Inextricably linked to the labor crisis is the realization that the current inflationary environment is not just a "temporary shock." Although energy peaks from the early 2020s have stabilized, a new minimum inflation threshold has been established, considerably higher. Prestigious institutional reports, including those from the IMF and the Vienna Institute for International Economic Studies (wiiw), suggest that structural factors — including the costs of the green transition and the massive redirection of public funds towards defense — are here to stay. The conflict in the Middle East acts as a catalyst for this persistence. Being a region that remains more energy-intensive than its western neighbors, the East is disproportionately vulnerable to the volatility of global oil and gas markets. Every geopolitical seismic event in the Persian Gulf resonates in the industrial parks of Poland and in heating bills in Romania. This persistent inflation complicates the mission of central banks, which now must balance price stability with the risk of stifling the very investments needed to modernize the economy.

Perhaps the most immediate threat to the region's success story is the spread of instability from the Middle East to the European industrial core. The CESEE region does not exist in a vacuum; it represents the vital organs of the German manufacturing body. As the conflict tempers global trade and forces the German industry to confront renewed energy insecurity, the "export engine" of Eastern Europe loses its main client. However, a paradoxical benefit has emerged in the form of the "defense dividend." In countries like Poland, which has directed over 4% of GDP towards military modernization, a new industrial base is forming. This pivot towards a "secured economy" provides a support for growth that traditional consumer production can no longer guarantee. The growth story is not derailed but redirected towards heavy industry, aerospace, and cybersecurity — sectors where "low cost" is much less important than "high reliability."

The current era marks the end of the "easy" phase of European convergence. The second inflationary shock in five years and the geopolitical instability of 2026 have acted as a crucible in which the illusions of the old model have melted away. We are witnessing the birth of "Convergence 2.0" — a period in which prosperity will be defined by automation, energy autonomy, and indigenous innovation, rather than by foreign capital assembly plants.
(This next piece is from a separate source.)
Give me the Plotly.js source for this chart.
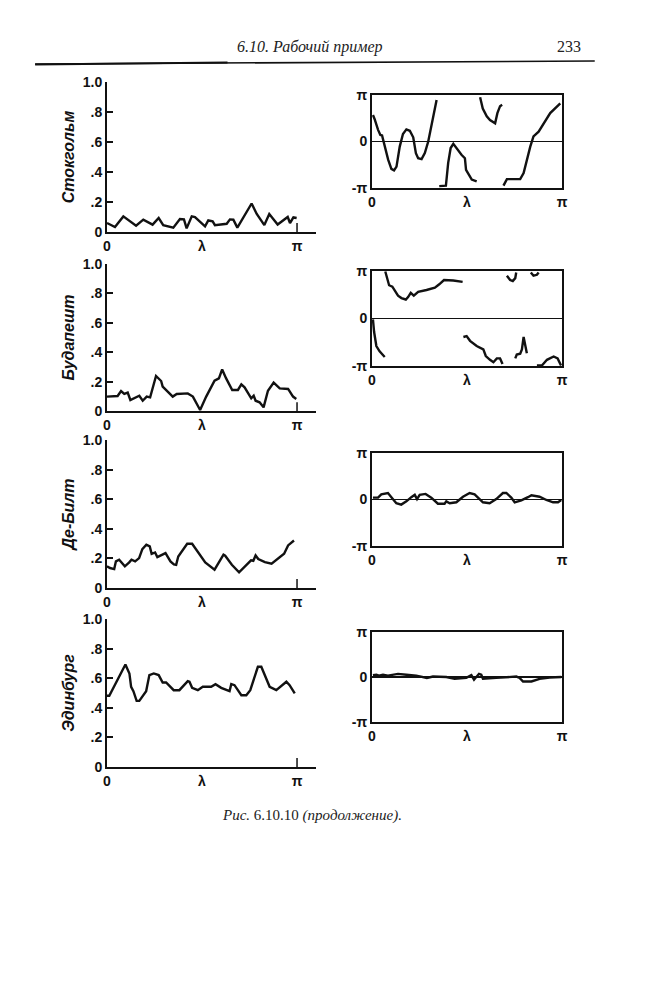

The transition will be difficult. It requires a radical change in educational priorities, an aggressive adoption of artificial intelligence to compensate for the lack of labor, and a fiscal discipline capable of managing the dual pressures of defense spending and social assistance. However, for the first time in thirty years, nations in Central and Eastern Europe are no longer simply following a Western plan; they are forced to chart and innovate their own path out of a global crisis. The "workshop" has closed, and the only way forward is transformation into a "center of innovation."

Whoever understands this will be the one who succeeds.